От Таджикистана до Молдовы Россия вовлечена уже и в другие конфликты, хотя она и не принадлежит к числу их непосредственных участников. Она участвует в них потому, что ее вооруженные силы размещены на этих территориях в одном случае, чтобы развести конфликтующие стороны, в другом — с более тонким умыслом поддержать одних либо других или, наконец, то одних, то других попеременно, но еще и потому, что повсеместно испытывает интерес к той или иной территории прежде всего из экономических соображений, а затем и стратегических, гуманитарных, культурных, исторических. Даже если бы Россия и хотела, она уже не может отказаться от своих интересов и, даже ослабленная, еще в состоянии пытаться отстоять их.

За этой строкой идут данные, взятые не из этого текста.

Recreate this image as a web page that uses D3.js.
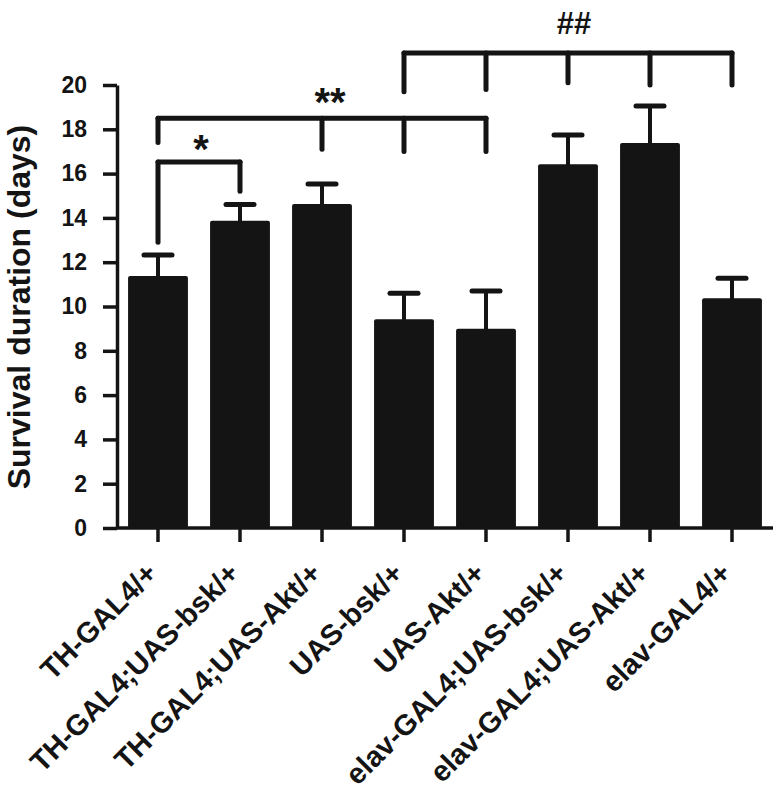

Но от этих конфликтов не остаются в стороне и те державы, которые не имели никакого отношения к бывшему СССР. В этом и состоит второй феномен, грозящий взрывными последствиями, которые могут рано или поздно обнаружиться. Все территории бывшего Союза, вовлеченные ныне в кровавые столкновения или конфликты, чреватые войнами, являются одновременно регионами значительных природных и энергетических ресурсов, минерального сырья, которые интересны многим. Говоря обо всем южном поясе бывшего Советского Союза, обычно ссылаются на риск проникновения «исламского фундаментализма». Но это упрощение. Разумеется, мусульманские тенденции различного толка существуют. Из государств, находящихся к югу от прежнего СССР, фундаменталисты проникают и в бывшие советские республики. И все-таки это не главная проблема, даже если о ней часто говорят. И, видимо, не самая сложная. Не так тяжела, как соперничество, порожденное российскими и нероссийскими амбициозными устремлениями к тому, чтобы так или иначе захватить богатства этих регионов, — амбиции, объясняемые слабостью структур новых государств. Даже в экономическом аспекте ни одно из них не представляет собой жизнеспособного организма. И это касается не только южного пояса бывшего СССР. Неизбежным предметом вожделений являются и богатства Сибири, и некогда советского Дальнего Востока, где также проявляются сильные сепаратистские тенденции, хотя население там преимущественно русское, в любом случае не мусульманское.